For convenience I will refer to the PCs of the original campaign as heroes. It's okay if they are not actual heroes. That happens pretty often. But they had the greatest influence on the campaign this one shot is based on, so we have to heavily rely on them.
So the player characters in this one-shot are probably just background noise in the original campaign. I think this is a great way to explore how the actions of the heroes might affect the common people in unexpected ways. Objects driving the character dynamics could be things the heroes brought back, created, or just used in a memorable moment. Maybe an artifact they sold off is making its rounds on the blackmarket, and someone sees an opportunity in it. Or evidence surfaced that could incriminate one of the heroes.

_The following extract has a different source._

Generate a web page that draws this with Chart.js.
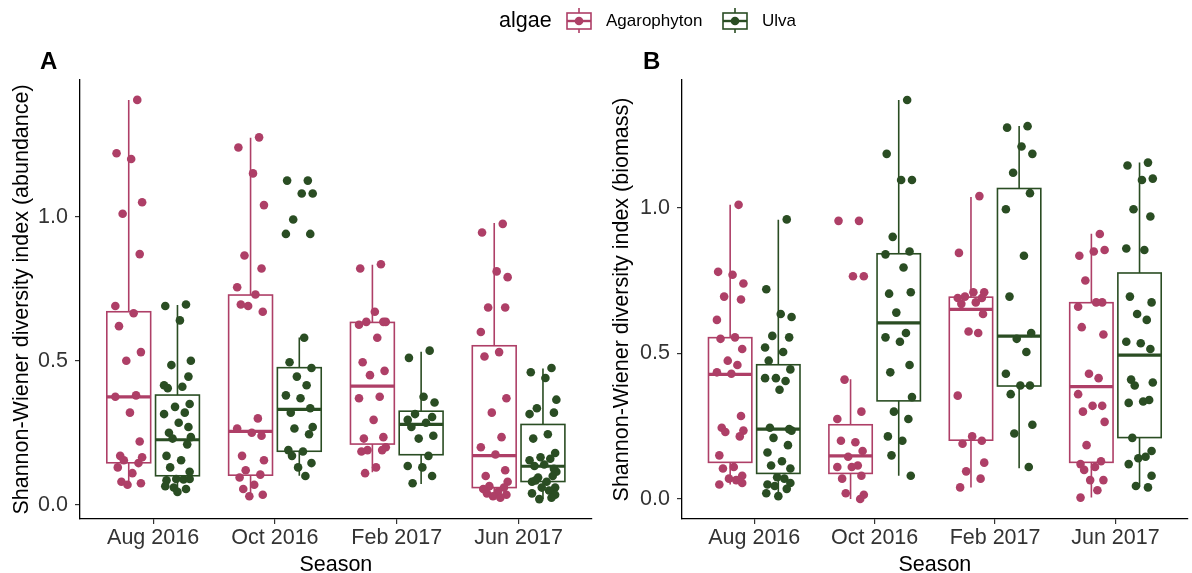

And it's not just Objects. Their shenanigans might have brought the unwanted attention of a powerful cult to the city. Or the local barkeep loathes the heroes because they trashed his place one too many times. And he's just looking for some idiots to exact his revenge. Really, just look for whomever the heroes might have ever slighted or aided to get a plethora of petty plots and strange driving forces in the community. This can give you the Needs and Relationships between the player characters.
Locations could be places well known by the players, preferably close to a place the heroes frequent. The heroes, and the more memorable NPCs could give some enjoyable cameos. And finally they could become part of the Tilt table to turn a bad situation worse in the middle of the game.